• Exercise objective: Extract the lines of the material below, beginning with the first and ending with the line that holds "(40,212) -- (772,212);". Skip every picture.

• Recorded information:
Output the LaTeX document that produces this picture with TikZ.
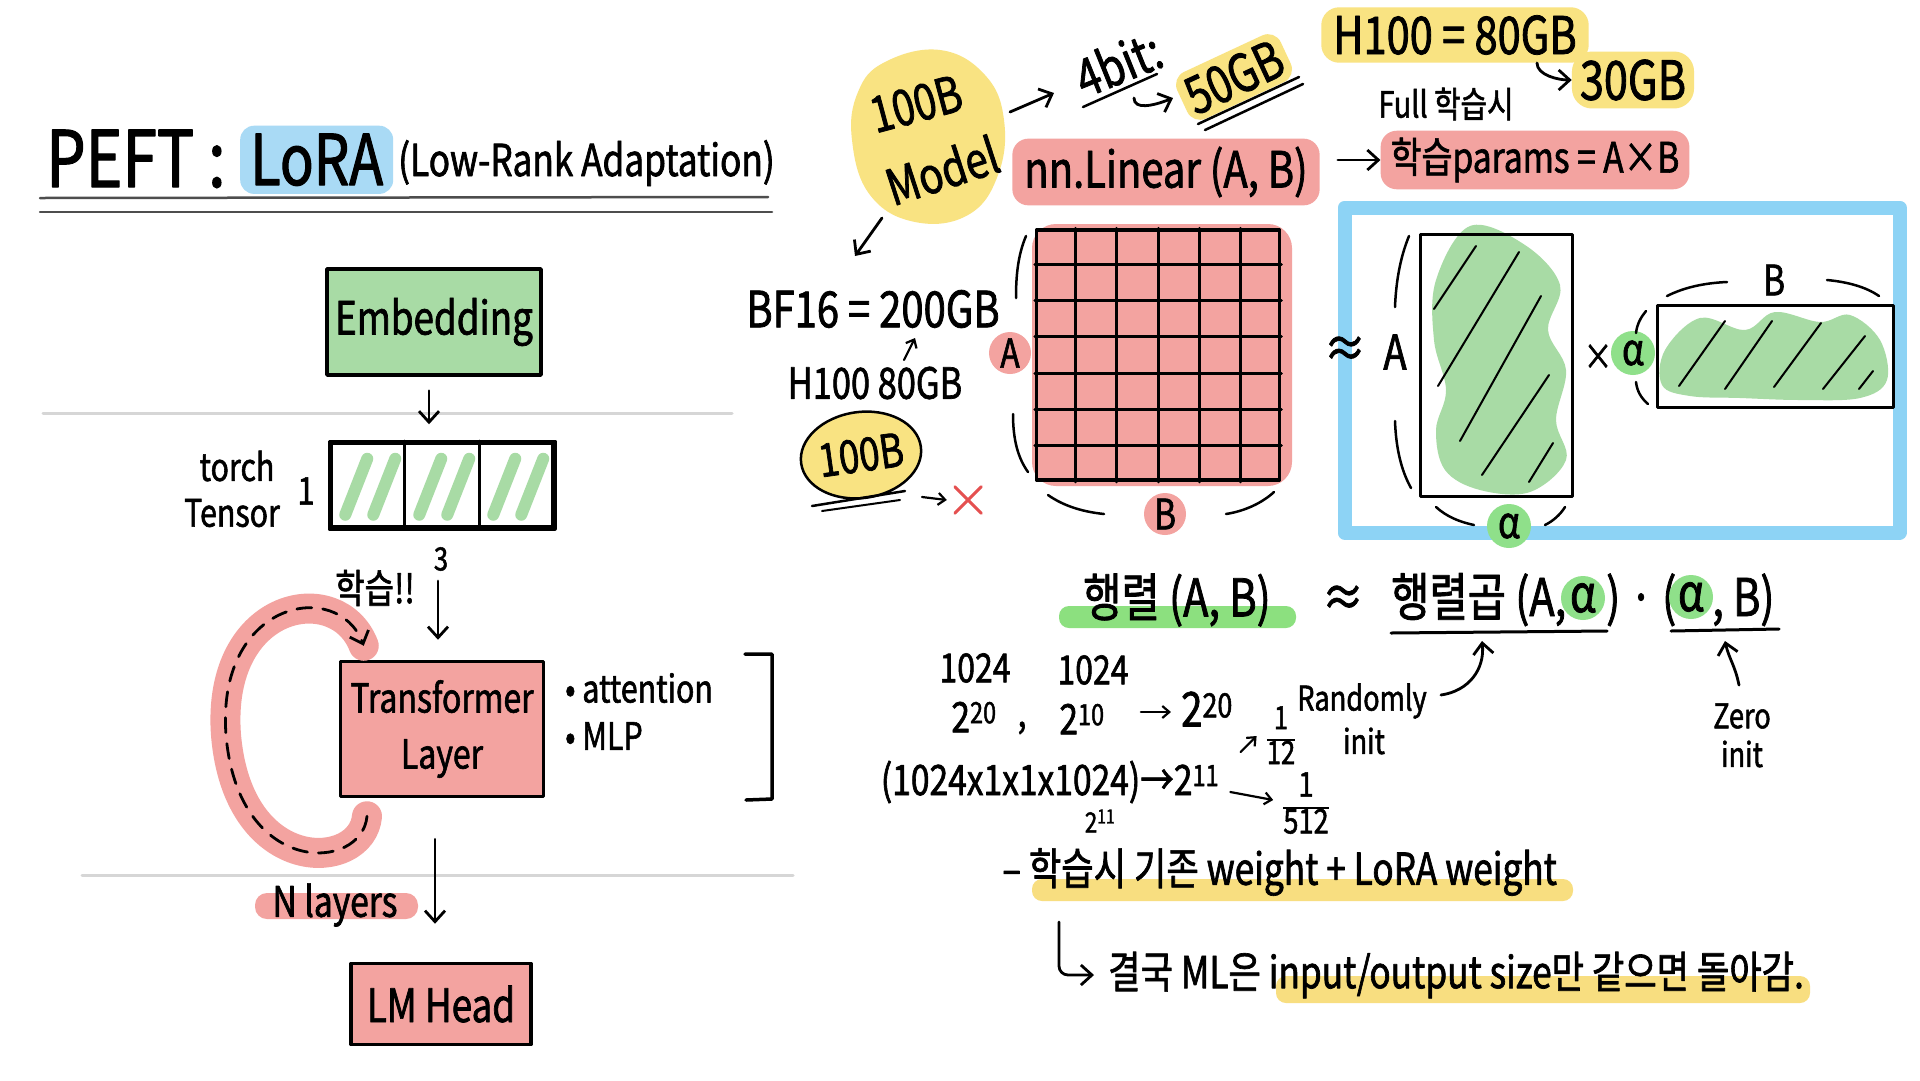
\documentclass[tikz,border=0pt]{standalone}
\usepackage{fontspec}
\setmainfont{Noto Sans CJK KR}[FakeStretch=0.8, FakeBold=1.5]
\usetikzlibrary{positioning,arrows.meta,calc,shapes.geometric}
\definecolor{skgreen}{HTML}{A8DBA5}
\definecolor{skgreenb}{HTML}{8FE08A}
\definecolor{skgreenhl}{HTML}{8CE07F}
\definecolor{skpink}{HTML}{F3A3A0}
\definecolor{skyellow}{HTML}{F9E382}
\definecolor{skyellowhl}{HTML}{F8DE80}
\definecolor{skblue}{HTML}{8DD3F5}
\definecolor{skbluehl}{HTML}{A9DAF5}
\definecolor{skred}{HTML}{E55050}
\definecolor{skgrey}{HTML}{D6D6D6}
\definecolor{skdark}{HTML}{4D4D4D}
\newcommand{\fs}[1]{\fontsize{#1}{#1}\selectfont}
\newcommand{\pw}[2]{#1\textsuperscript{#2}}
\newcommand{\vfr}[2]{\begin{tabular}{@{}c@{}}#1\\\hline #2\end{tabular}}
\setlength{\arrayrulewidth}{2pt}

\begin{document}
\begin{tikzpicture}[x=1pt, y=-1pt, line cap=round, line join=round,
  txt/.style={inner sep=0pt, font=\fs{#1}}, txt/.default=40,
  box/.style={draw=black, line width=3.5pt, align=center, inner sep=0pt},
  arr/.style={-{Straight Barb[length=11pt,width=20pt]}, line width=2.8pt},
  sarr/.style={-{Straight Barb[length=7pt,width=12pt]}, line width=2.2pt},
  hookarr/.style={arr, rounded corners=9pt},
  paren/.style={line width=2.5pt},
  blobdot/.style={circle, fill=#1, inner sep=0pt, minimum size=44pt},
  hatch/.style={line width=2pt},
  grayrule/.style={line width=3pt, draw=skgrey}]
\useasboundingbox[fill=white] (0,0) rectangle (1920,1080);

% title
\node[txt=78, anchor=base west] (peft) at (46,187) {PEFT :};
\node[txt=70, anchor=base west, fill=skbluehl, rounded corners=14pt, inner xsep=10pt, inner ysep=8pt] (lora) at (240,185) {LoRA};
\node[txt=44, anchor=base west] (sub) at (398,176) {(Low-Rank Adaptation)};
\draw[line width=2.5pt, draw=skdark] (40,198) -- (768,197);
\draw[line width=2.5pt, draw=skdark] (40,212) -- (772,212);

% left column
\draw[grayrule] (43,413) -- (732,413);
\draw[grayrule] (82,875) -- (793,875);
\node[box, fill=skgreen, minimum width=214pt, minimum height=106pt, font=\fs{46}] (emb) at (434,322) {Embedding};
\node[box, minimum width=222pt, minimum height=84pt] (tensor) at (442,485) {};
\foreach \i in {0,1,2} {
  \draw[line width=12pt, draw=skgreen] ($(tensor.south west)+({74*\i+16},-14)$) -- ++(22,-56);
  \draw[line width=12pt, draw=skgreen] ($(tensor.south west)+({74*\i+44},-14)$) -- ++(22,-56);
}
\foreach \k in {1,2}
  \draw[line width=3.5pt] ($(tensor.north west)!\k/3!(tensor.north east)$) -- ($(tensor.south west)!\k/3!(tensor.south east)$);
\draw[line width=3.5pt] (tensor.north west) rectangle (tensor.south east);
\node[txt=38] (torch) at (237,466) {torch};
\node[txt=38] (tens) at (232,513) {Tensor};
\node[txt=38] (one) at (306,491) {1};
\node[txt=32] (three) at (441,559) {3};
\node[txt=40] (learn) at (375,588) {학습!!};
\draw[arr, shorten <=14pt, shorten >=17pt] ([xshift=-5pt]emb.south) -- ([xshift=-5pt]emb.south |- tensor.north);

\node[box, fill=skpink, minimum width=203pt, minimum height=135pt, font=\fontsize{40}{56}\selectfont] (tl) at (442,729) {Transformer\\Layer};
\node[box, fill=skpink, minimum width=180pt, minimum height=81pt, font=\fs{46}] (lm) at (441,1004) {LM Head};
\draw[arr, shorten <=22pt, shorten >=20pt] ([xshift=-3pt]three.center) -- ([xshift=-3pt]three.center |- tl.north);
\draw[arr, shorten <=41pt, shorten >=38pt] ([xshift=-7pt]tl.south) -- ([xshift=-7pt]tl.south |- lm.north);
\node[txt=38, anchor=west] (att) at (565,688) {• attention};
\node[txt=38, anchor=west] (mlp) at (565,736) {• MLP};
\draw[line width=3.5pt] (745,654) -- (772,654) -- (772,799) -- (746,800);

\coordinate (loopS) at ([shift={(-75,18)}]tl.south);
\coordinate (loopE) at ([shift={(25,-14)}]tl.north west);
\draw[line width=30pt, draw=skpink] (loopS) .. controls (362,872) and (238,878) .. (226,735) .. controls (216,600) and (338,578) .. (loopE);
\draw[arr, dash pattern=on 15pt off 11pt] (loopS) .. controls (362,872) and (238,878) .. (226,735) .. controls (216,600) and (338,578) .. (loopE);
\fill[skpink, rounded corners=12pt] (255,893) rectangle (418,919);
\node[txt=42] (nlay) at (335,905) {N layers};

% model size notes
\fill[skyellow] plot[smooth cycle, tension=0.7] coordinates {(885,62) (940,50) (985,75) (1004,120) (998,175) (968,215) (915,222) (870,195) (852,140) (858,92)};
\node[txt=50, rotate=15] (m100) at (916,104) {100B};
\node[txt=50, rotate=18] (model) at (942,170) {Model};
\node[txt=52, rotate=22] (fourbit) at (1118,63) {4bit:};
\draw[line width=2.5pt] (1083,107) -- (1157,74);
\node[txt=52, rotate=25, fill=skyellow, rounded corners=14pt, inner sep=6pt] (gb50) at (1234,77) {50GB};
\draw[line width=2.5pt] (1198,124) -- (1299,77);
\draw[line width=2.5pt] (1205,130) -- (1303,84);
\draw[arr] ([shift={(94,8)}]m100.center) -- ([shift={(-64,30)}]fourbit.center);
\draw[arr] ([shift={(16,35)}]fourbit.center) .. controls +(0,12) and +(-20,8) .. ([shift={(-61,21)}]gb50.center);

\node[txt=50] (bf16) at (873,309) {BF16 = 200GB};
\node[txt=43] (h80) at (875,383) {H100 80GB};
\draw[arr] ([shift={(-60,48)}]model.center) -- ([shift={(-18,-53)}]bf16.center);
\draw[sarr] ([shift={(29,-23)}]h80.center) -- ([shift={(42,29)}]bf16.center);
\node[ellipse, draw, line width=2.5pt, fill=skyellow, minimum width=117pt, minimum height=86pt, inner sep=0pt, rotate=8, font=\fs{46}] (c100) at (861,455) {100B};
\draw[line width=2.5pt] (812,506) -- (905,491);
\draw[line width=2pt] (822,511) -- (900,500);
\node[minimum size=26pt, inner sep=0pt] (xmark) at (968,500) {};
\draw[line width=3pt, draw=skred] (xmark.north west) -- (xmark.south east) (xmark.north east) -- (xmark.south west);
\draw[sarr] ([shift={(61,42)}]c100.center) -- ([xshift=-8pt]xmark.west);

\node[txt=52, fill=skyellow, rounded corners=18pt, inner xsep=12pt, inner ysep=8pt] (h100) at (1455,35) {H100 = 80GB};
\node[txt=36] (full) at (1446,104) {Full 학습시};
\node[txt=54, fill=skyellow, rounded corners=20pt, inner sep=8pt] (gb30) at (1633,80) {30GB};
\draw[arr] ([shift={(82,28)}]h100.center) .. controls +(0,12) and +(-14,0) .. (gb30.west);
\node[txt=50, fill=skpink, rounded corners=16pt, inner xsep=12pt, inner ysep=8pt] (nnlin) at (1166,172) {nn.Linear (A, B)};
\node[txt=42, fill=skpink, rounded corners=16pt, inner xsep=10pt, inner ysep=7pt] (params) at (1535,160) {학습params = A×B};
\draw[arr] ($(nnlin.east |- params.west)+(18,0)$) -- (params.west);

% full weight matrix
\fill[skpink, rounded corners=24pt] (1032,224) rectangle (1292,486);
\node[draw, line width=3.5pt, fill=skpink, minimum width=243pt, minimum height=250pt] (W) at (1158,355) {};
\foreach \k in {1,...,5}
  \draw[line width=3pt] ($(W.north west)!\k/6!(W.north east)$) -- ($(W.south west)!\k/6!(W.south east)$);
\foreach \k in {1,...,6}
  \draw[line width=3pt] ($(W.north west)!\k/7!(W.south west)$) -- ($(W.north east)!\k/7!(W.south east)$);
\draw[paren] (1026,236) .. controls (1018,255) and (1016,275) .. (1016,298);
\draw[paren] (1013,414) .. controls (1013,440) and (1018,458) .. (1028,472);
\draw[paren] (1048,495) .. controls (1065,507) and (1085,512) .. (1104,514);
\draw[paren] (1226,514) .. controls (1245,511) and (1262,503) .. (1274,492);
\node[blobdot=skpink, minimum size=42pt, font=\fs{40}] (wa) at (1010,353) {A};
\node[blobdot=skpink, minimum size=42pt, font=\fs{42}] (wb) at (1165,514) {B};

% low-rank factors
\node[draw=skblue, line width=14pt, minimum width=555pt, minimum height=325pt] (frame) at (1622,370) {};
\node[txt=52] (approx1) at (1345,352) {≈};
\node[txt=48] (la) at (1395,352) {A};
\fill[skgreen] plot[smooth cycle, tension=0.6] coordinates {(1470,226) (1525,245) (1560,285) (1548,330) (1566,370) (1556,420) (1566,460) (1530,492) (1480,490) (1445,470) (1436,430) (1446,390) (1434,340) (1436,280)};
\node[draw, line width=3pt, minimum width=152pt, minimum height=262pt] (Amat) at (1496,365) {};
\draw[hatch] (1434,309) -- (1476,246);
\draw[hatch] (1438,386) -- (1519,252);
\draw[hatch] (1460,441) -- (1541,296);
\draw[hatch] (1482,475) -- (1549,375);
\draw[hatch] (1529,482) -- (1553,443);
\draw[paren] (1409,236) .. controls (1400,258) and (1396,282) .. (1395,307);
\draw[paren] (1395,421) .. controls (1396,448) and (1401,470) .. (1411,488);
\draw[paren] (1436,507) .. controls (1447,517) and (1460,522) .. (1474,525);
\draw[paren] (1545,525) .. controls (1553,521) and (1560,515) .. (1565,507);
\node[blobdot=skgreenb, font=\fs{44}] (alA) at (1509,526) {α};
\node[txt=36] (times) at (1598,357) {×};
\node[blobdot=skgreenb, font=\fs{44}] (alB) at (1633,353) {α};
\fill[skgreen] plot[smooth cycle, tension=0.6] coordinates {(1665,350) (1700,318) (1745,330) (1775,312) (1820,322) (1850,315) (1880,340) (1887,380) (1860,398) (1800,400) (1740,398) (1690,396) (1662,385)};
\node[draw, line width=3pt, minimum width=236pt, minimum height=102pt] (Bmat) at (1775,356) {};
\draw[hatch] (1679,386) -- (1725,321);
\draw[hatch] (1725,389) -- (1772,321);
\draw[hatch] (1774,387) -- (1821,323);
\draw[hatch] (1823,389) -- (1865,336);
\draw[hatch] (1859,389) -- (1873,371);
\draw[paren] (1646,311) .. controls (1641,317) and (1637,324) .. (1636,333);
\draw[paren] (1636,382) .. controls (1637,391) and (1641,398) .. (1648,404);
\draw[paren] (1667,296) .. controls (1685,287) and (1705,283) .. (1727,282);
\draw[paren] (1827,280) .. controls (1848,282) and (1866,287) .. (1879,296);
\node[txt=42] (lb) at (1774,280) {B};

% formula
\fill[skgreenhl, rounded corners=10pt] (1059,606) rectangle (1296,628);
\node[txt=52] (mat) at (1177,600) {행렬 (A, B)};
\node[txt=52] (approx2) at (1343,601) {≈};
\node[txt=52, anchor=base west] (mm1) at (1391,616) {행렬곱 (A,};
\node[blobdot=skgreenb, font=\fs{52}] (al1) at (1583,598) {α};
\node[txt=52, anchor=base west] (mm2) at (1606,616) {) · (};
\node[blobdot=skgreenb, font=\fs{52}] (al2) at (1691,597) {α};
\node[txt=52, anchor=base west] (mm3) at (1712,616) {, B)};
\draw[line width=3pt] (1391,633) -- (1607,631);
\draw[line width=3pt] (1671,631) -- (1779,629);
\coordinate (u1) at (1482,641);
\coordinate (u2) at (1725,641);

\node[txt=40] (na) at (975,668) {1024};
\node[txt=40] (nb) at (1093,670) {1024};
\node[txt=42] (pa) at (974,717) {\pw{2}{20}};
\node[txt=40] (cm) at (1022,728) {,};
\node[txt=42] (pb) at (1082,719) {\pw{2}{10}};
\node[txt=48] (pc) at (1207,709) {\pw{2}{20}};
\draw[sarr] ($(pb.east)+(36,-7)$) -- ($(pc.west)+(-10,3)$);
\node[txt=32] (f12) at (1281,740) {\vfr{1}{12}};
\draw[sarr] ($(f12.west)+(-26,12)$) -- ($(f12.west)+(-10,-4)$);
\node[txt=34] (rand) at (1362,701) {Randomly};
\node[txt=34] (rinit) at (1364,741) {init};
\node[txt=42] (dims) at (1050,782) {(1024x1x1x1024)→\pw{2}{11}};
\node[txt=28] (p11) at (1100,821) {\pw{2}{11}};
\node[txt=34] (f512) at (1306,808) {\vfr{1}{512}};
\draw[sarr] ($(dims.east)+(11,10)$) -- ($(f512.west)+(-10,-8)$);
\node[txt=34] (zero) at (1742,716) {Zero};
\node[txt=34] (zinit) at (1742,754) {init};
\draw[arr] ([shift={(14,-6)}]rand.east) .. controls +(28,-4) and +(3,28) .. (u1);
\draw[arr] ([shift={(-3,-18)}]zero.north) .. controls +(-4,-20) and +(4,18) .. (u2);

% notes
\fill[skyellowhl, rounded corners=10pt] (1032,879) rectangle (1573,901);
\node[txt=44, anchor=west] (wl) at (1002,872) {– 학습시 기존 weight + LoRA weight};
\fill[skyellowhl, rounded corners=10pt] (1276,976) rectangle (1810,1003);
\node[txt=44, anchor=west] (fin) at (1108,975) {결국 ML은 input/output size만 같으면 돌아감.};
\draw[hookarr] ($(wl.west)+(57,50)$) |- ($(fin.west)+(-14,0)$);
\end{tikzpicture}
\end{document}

• Exercise response:
Output the LaTeX document that produces this picture with TikZ.
\documentclass[tikz,border=0pt]{standalone}
\usepackage{fontspec}
\setmainfont{Noto Sans CJK KR}[FakeStretch=0.8, FakeBold=1.5]
\usetikzlibrary{positioning,arrows.meta,calc,shapes.geometric}
\definecolor{skgreen}{HTML}{A8DBA5}
\definecolor{skgreenb}{HTML}{8FE08A}
\definecolor{skgreenhl}{HTML}{8CE07F}
\definecolor{skpink}{HTML}{F3A3A0}
\definecolor{skyellow}{HTML}{F9E382}
\definecolor{skyellowhl}{HTML}{F8DE80}
\definecolor{skblue}{HTML}{8DD3F5}
\definecolor{skbluehl}{HTML}{A9DAF5}
\definecolor{skred}{HTML}{E55050}
\definecolor{skgrey}{HTML}{D6D6D6}
\definecolor{skdark}{HTML}{4D4D4D}
\newcommand{\fs}[1]{\fontsize{#1}{#1}\selectfont}
\newcommand{\pw}[2]{#1\textsuperscript{#2}}
\newcommand{\vfr}[2]{\begin{tabular}{@{}c@{}}#1\\\hline #2\end{tabular}}
\setlength{\arrayrulewidth}{2pt}

\begin{document}
\begin{tikzpicture}[x=1pt, y=-1pt, line cap=round, line join=round,
  txt/.style={inner sep=0pt, font=\fs{#1}}, txt/.default=40,
  box/.style={draw=black, line width=3.5pt, align=center, inner sep=0pt},
  arr/.style={-{Straight Barb[length=11pt,width=20pt]}, line width=2.8pt},
  sarr/.style={-{Straight Barb[length=7pt,width=12pt]}, line width=2.2pt},
  hookarr/.style={arr, rounded corners=9pt},
  paren/.style={line width=2.5pt},
  blobdot/.style={circle, fill=#1, inner sep=0pt, minimum size=44pt},
  hatch/.style={line width=2pt},
  grayrule/.style={line width=3pt, draw=skgrey}]
\useasboundingbox[fill=white] (0,0) rectangle (1920,1080);

% title
\node[txt=78, anchor=base west] (peft) at (46,187) {PEFT :};
\node[txt=70, anchor=base west, fill=skbluehl, rounded corners=14pt, inner xsep=10pt, inner ysep=8pt] (lora) at (240,185) {LoRA};
\node[txt=44, anchor=base west] (sub) at (398,176) {(Low-Rank Adaptation)};
\draw[line width=2.5pt, draw=skdark] (40,198) -- (768,197);
\draw[line width=2.5pt, draw=skdark] (40,212) -- (772,212);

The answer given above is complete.